#### DATA:
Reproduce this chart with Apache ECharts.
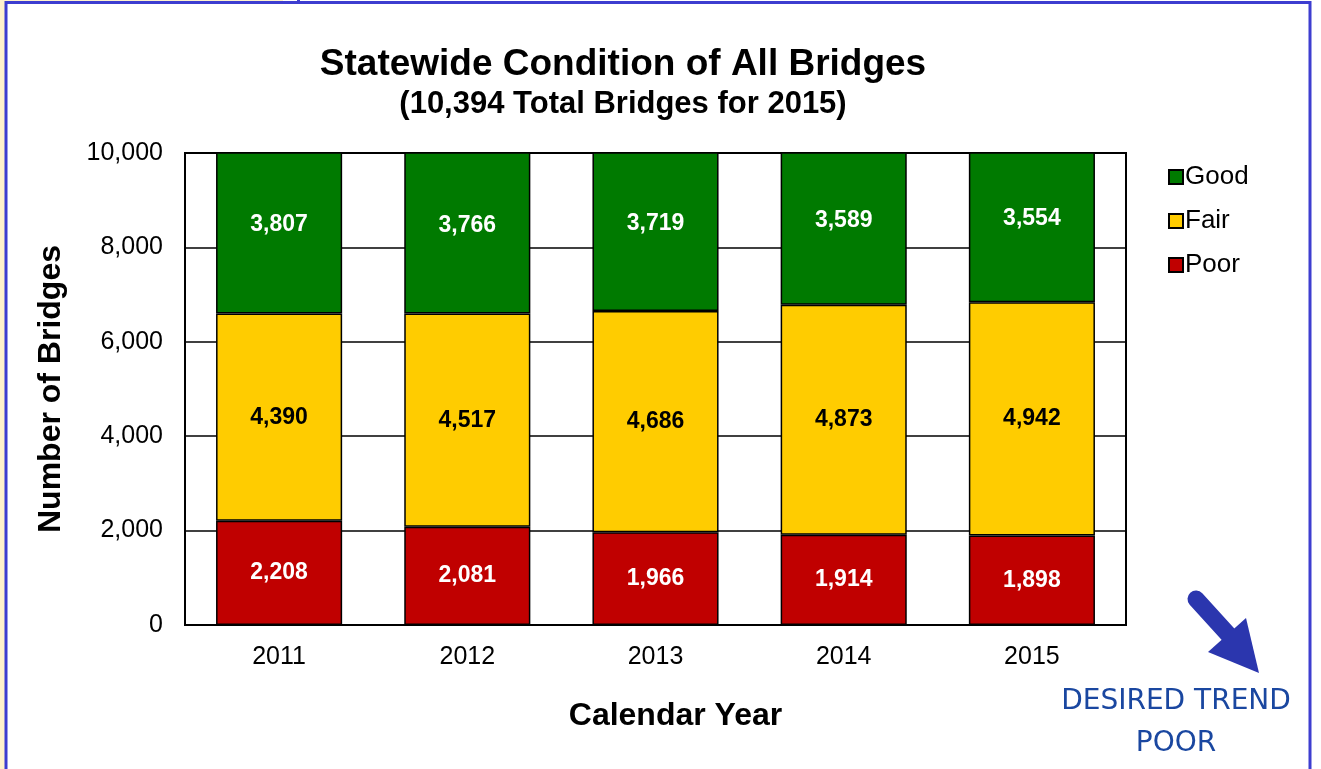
<!DOCTYPE html>
<html>
<head>
<meta charset="utf-8">
<script src="https://cdn.jsdelivr.net/npm/echarts@6/dist/echarts.min.js"></script>
<style>
  html, body { margin: 0; padding: 0; background: #fff; }
  #chart { width: 1321px; height: 769px; }
</style>
</head>
<body>
<div id="chart"></div>
<script>
// values
const years = ['2011', '2012', '2013', '2014', '2015']
const poor = [2208, 2081, 1966, 1914, 1898]
const fair = [4390, 4517, 4686, 4873, 4942]
const good = [3807, 3766, 3719, 3589, 3554]
const yMax = 10000
const yStep = 2000

const colors = { good: '#007A00', fair: '#FFCC00', poor: '#C00000' }
const font = '"Liberation Sans", Arial, sans-serif'

// plot box in px
const grid = { left: 185, right: 195, top: 153, bottom: 144 }
const plotH = 769 - grid.top - grid.bottom

const fmt = (v) => v.toLocaleString('en-US')

// green bars run past the top and get clipped, label stays at the middle of the full bar
const goodData = good.map((v, i) => {
  const base = poor[i] + fair[i]
  const fullMid = base + v / 2
  const clipMid = (base + Math.min(yMax, base + v)) / 2
  return {
    value: v,
    label: { offset: [0, -(fullMid - clipMid) * plotH / yMax + 1] }
  }
})

const barLabel = (color) => ({
  show: true,
  position: 'inside',
  color: color,
  fontFamily: font,
  fontWeight: 'bold',
  fontSize: 23,
  formatter: (p) => fmt(p.value)
})

const barItem = (color) => ({ color: color, borderColor: '#000', borderWidth: 1.5 })

const chart = echarts.init(document.getElementById('chart'))

const option = {
  backgroundColor: '#fff',
  animation: false,
  title: [
    {
      text: 'Statewide Condition of All Bridges',
      left: 618,
      top: 41,
      textAlign: 'center',
      textStyle: { fontFamily: font, fontWeight: 'bold', fontSize: 37, color: '#000' }
    },
    {
      text: '(10,394 Total Bridges for 2015)',
      left: 618,
      top: 84,
      textAlign: 'center',
      textStyle: { fontFamily: font, fontWeight: 'bold', fontSize: 31, color: '#000' }
    }
  ],
  legend: {
    data: ['Good', 'Fair', 'Poor'],
    orient: 'vertical',
    left: 1163,
    top: 157,
    icon: 'rect',
    itemWidth: 14,
    itemHeight: 14,
    itemGap: 14,
    textStyle: { fontFamily: font, fontSize: 26, color: '#000', lineHeight: 30, padding: [0, 0, 0, -3] }
  },
  grid: {
    left: grid.left,
    right: grid.right,
    top: grid.top,
    bottom: grid.bottom,
    show: true,
    borderColor: '#000',
    borderWidth: 2,
    backgroundColor: 'transparent'
  },
  xAxis: {
    type: 'category',
    data: years,
    name: 'Calendar Year',
    nameLocation: 'middle',
    nameGap: 75,
    nameTextStyle: { fontFamily: font, fontWeight: 'bold', fontSize: 32, color: '#000', padding: [0, 0, 0, 40] },
    axisLine: { show: true, lineStyle: { color: '#000', width: 2 } },
    axisTick: { show: false },
    axisLabel: { fontFamily: font, fontSize: 25, color: '#000', margin: 20 }
  },
  yAxis: {
    type: 'value',
    min: 0,
    max: yMax,
    interval: yStep,
    name: 'Number of Bridges',
    nameLocation: 'middle',
    nameGap: 118,
    nameTextStyle: { fontFamily: font, fontWeight: 'bold', fontSize: 32, color: '#000' },
    axisLine: { show: true, lineStyle: { color: '#000', width: 2 } },
    axisTick: { show: false },
    splitLine: { show: true, lineStyle: { color: '#000', width: 1.5 } },
    axisLabel: { fontFamily: font, fontSize: 25, color: '#000', margin: 22, formatter: (v) => fmt(v) }
  },
  series: [
    {
      name: 'Poor',
      type: 'bar',
      stack: 'all',
      barCategoryGap: '33%',
      data: poor,
      itemStyle: barItem(colors.poor),
      label: barLabel('#fff')
    },
    {
      name: 'Fair',
      type: 'bar',
      stack: 'all',
      barCategoryGap: '33%',
      data: fair,
      itemStyle: barItem(colors.fair),
      label: barLabel('#000')
    },
    {
      name: 'Good',
      type: 'bar',
      stack: 'all',
      barCategoryGap: '33%',
      clip: true,
      data: goodData,
      itemStyle: barItem(colors.good),
      label: barLabel('#fff')
    }
  ],
  graphic: [
    // page frame
    { type: 'rect', shape: { x: 0, y: 0, width: 5, height: 769 }, style: { fill: '#FFF2CC' }, silent: true },
    { type: 'rect', shape: { x: 0, y: 0, width: 283, height: 2 }, style: { fill: '#FFF2CC' }, silent: true },
    { type: 'rect', shape: { x: 6, y: 2.5, width: 1304, height: 800 }, style: { fill: null, stroke: '#3D3DD0', lineWidth: 3 }, silent: true },
    { type: 'rect', shape: { x: 297, y: 0, width: 3, height: 3 }, style: { fill: '#3D3DD0' }, silent: true },
    // desired trend arrow
    {
      type: 'line',
      shape: { x1: 1196, y1: 599, x2: 1236, y2: 643 },
      style: { stroke: '#2B36AE', lineWidth: 17, lineCap: 'round' },
      silent: true
    },
    {
      type: 'polygon',
      shape: { points: [[1208, 652], [1246, 618], [1259, 673]] },
      style: { fill: '#2B36AE' },
      silent: true
    },
    {
      type: 'text',
      x: 1176,
      y: 702,
      style: {
        text: 'DESIRED TREND',
        fill: '#1A47A0',
        font: 'normal 28px "DejaVu Sans", sans-serif',
        textAlign: 'center',
        textVerticalAlign: 'middle'
      },
      silent: true
    },
    {
      type: 'text',
      x: 1176,
      y: 744,
      style: {
        text: 'POOR',
        fill: '#1A47A0',
        font: 'normal 28px "DejaVu Sans", sans-serif',
        textAlign: 'center',
        textVerticalAlign: 'middle'
      },
      silent: true
    }
  ]
}

chart.setOption(option)
</script>
</body>
</html>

#### WHAT THIS TASK INVOLVES:
Return the listing above unchanged, apart from dropping its pictures.

#### WRITTEN SOLUTION:
Reproduce this chart with Apache ECharts.
<!DOCTYPE html>
<html>
<head>
<meta charset="utf-8">
<script src="https://cdn.jsdelivr.net/npm/echarts@6/dist/echarts.min.js"></script>
<style>
  html, body { margin: 0; padding: 0; background: #fff; }
  #chart { width: 1321px; height: 769px; }
</style>
</head>
<body>
<div id="chart"></div>
<script>
// values
const years = ['2011', '2012', '2013', '2014', '2015']
const poor = [2208, 2081, 1966, 1914, 1898]
const fair = [4390, 4517, 4686, 4873, 4942]
const good = [3807, 3766, 3719, 3589, 3554]
const yMax = 10000
const yStep = 2000

const colors = { good: '#007A00', fair: '#FFCC00', poor: '#C00000' }
const font = '"Liberation Sans", Arial, sans-serif'

// plot box in px
const grid = { left: 185, right: 195, top: 153, bottom: 144 }
const plotH = 769 - grid.top - grid.bottom

const fmt = (v) => v.toLocaleString('en-US')

// green bars run past the top and get clipped, label stays at the middle of the full bar
const goodData = good.map((v, i) => {
  const base = poor[i] + fair[i]
  const fullMid = base + v / 2
  const clipMid = (base + Math.min(yMax, base + v)) / 2
  return {
    value: v,
    label: { offset: [0, -(fullMid - clipMid) * plotH / yMax + 1] }
  }
})

const barLabel = (color) => ({
  show: true,
  position: 'inside',
  color: color,
  fontFamily: font,
  fontWeight: 'bold',
  fontSize: 23,
  formatter: (p) => fmt(p.value)
})

const barItem = (color) => ({ color: color, borderColor: '#000', borderWidth: 1.5 })

const chart = echarts.init(document.getElementById('chart'))

const option = {
  backgroundColor: '#fff',
  animation: false,
  title: [
    {
      text: 'Statewide Condition of All Bridges',
      left: 618,
      top: 41,
      textAlign: 'center',
      textStyle: { fontFamily: font, fontWeight: 'bold', fontSize: 37, color: '#000' }
    },
    {
      text: '(10,394 Total Bridges for 2015)',
      left: 618,
      top: 84,
      textAlign: 'center',
      textStyle: { fontFamily: font, fontWeight: 'bold', fontSize: 31, color: '#000' }
    }
  ],
  legend: {
    data: ['Good', 'Fair', 'Poor'],
    orient: 'vertical',
    left: 1163,
    top: 157,
    icon: 'rect',
    itemWidth: 14,
    itemHeight: 14,
    itemGap: 14,
    textStyle: { fontFamily: font, fontSize: 26, color: '#000', lineHeight: 30, padding: [0, 0, 0, -3] }
  },
  grid: {
    left: grid.left,
    right: grid.right,
    top: grid.top,
    bottom: grid.bottom,
    show: true,
    borderColor: '#000',
    borderWidth: 2,
    backgroundColor: 'transparent'
  },
  xAxis: {
    type: 'category',
    data: years,
    name: 'Calendar Year',
    nameLocation: 'middle',
    nameGap: 75,
    nameTextStyle: { fontFamily: font, fontWeight: 'bold', fontSize: 32, color: '#000', padding: [0, 0, 0, 40] },
    axisLine: { show: true, lineStyle: { color: '#000', width: 2 } },
    axisTick: { show: false },
    axisLabel: { fontFamily: font, fontSize: 25, color: '#000', margin: 20 }
  },
  yAxis: {
    type: 'value',
    min: 0,
    max: yMax,
    interval: yStep,
    name: 'Number of Bridges',
    nameLocation: 'middle',
    nameGap: 118,
    nameTextStyle: { fontFamily: font, fontWeight: 'bold', fontSize: 32, color: '#000' },
    axisLine: { show: true, lineStyle: { color: '#000', width: 2 } },
    axisTick: { show: false },
    splitLine: { show: true, lineStyle: { color: '#000', width: 1.5 } },
    axisLabel: { fontFamily: font, fontSize: 25, color: '#000', margin: 22, formatter: (v) => fmt(v) }
  },
  series: [
    {
      name: 'Poor',
      type: 'bar',
      stack: 'all',
      barCategoryGap: '33%',
      data: poor,
      itemStyle: barItem(colors.poor),
      label: barLabel('#fff')
    },
    {
      name: 'Fair',
      type: 'bar',
      stack: 'all',
      barCategoryGap: '33%',
      data: fair,
      itemStyle: barItem(colors.fair),
      label: barLabel('#000')
    },
    {
      name: 'Good',
      type: 'bar',
      stack: 'all',
      barCategoryGap: '33%',
      clip: true,
      data: goodData,
      itemStyle: barItem(colors.good),
      label: barLabel('#fff')
    }
  ],
  graphic: [
    // page frame
    { type: 'rect', shape: { x: 0, y: 0, width: 5, height: 769 }, style: { fill: '#FFF2CC' }, silent: true },
    { type: 'rect', shape: { x: 0, y: 0, width: 283, height: 2 }, style: { fill: '#FFF2CC' }, silent: true },
    { type: 'rect', shape: { x: 6, y: 2.5, width: 1304, height: 800 }, style: { fill: null, stroke: '#3D3DD0', lineWidth: 3 }, silent: true },
    { type: 'rect', shape: { x: 297, y: 0, width: 3, height: 3 }, style: { fill: '#3D3DD0' }, silent: true },
    // desired trend arrow
    {
      type: 'line',
      shape: { x1: 1196, y1: 599, x2: 1236, y2: 643 },
      style: { stroke: '#2B36AE', lineWidth: 17, lineCap: 'round' },
      silent: true
    },
    {
      type: 'polygon',
      shape: { points: [[1208, 652], [1246, 618], [1259, 673]] },
      style: { fill: '#2B36AE' },
      silent: true
    },
    {
      type: 'text',
      x: 1176,
      y: 702,
      style: {
        text: 'DESIRED TREND',
        fill: '#1A47A0',
        font: 'normal 28px "DejaVu Sans", sans-serif',
        textAlign: 'center',
        textVerticalAlign: 'middle'
      },
      silent: true
    },
    {
      type: 'text',
      x: 1176,
      y: 744,
      style: {
        text: 'POOR',
        fill: '#1A47A0',
        font: 'normal 28px "DejaVu Sans", sans-serif',
        textAlign: 'center',
        textVerticalAlign: 'middle'
      },
      silent: true
    }
  ]
}

chart.setOption(option)
</script>
</body>
</html>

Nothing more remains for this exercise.